Djokovic Handled the Heat
When Muhammad Ali was young, the question that surrounded him was about seriousness: How serious a fighter was he, really? Sure, he could dance and slash, appear and disappear at will, float like a butterfly and sting like a bee, all that stuff, but boxing is not a sport for butterflies. Over rounds and years, the legs grow weary and the reflexes dull and the hardest question is asked: Will you go on? Can you go on?
“Everybody has a plan,” Mike Tyson famously said, “until they get punched in the mouth,” a brilliant thought laden with irony because Tyson himself had a plan until Buster Douglas knocked the mouthpiece clean out of his mouth.
Ali’s lasting greatness, it turned out, was his seriousness. There was no dancing when Joe Frazier landed another left hook in the final rounds of the Thrilla. There was no stinging as he endured the most ferocious windmill of punches George Foreman could produce in Zaire. There was no floating when Ken Norton broke his jaw. That was when we saw Ali naked, without butterfly wings, and what we saw was a serious man who refused to yield. That’s what made him The Greatest.
There was every reason on Sunday for Novak Djokovic to yield in Cincinnati. This wasn’t a grand slam final. This wasn’t a grand slam at all. This was an important tournament, to be sure, a Masters 1000, the next level down from the slams. But what are Masters 1000s to Novak Djokovic at this stage of his career? He had won THIRTY-EIGHT of them. Of course, that’s the record. He is the only player in the history of tennis to win all eight Masters 1000 tournaments — and he won each of the eight at least twice, including Cincinnati. Heck, he skipped last week’s Masters 1000 in Toronto. There is nothing left to do here.

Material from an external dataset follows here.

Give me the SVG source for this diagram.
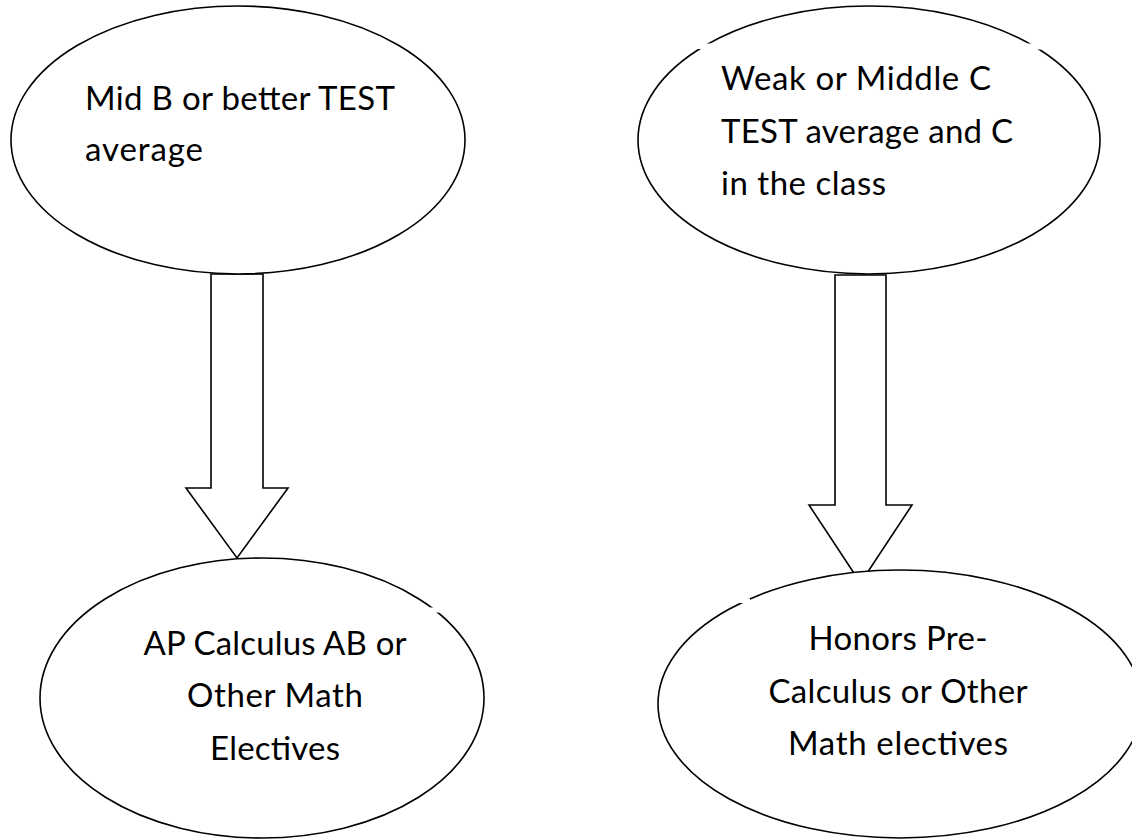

He has admitted as much — Djokovic at this point is playing for majors, playing for history, playing to win the Australian Open, the French Open, Wimbledon and the U.S. Open. That is all. Everything in his scheduling, his training, his mental, physical and emotional preparation is geared to win one of the biggest four tennis tournaments on earth. That’s a familiar thing. That’s how Tiger and Jack were in golf, and that’s how Rafa and Roger and Serena and Pistol Pete were in tennis. The other tournaments were there for tuning up, sharpening the senses, getting the body ready. Nothing more. Nothing less.

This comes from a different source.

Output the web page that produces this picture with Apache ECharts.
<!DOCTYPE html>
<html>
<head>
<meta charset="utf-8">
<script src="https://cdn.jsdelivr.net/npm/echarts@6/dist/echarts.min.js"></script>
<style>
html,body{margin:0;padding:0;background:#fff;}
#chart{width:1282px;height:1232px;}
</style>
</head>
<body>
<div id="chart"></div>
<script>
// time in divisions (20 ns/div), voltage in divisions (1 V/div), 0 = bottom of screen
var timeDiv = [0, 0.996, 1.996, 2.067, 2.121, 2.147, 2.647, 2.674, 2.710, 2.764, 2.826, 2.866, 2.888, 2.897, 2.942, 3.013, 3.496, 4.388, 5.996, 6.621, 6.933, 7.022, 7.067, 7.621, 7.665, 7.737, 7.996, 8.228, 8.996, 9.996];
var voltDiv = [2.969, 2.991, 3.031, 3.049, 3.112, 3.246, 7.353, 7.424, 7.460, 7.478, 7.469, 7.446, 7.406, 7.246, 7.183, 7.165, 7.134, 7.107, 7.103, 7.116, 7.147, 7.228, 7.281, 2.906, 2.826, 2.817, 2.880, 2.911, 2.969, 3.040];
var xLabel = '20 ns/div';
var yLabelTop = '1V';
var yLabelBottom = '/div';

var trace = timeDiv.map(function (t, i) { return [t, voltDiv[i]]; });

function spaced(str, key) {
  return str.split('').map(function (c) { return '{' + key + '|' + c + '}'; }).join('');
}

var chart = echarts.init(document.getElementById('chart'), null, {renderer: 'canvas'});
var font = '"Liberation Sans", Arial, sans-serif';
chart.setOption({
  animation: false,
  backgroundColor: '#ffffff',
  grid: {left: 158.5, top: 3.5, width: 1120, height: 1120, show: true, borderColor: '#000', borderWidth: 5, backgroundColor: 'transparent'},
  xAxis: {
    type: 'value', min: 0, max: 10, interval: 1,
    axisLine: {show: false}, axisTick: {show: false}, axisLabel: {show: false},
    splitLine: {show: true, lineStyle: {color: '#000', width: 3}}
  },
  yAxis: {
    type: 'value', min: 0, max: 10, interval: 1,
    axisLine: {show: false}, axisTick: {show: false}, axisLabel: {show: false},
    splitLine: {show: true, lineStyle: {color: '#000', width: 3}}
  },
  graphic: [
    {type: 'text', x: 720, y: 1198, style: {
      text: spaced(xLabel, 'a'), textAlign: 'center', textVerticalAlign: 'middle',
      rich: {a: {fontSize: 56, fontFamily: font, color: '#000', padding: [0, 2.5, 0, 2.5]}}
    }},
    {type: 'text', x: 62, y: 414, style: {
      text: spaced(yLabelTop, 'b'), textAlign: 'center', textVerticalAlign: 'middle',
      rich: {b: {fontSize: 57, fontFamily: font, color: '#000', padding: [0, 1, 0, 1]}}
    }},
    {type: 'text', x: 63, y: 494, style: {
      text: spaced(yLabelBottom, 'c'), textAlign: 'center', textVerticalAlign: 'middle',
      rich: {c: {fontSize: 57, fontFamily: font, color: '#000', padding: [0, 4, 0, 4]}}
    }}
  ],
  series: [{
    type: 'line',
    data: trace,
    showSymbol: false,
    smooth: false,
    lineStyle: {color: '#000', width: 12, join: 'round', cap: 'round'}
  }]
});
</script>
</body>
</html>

This is more true about Cincinnati, probably, than any other tournament. Cincinnati has long been a week or so before the U.S. Open, which might be the most grueling of all the Grand Slams, with the heat and the raucous New York crowds, and the late-night matches. The last man to win Cincinnati and the U.S. Open in the same year was Djokovic himself, back in 2018, and, before that, it was Rafael Nadal in 2013 and, before that, it was Roger Federer back in 2007. It’s so hot in Cincinnati. It’s so humid. The balls jump off the courts like cobras striking. For most players, like Borna Coric, who won last year, yes, taking Cincinnati can be the highlight of a career.
But for Novak Djokovic? Nah. You don’t want to leave your heart in Cincinnati.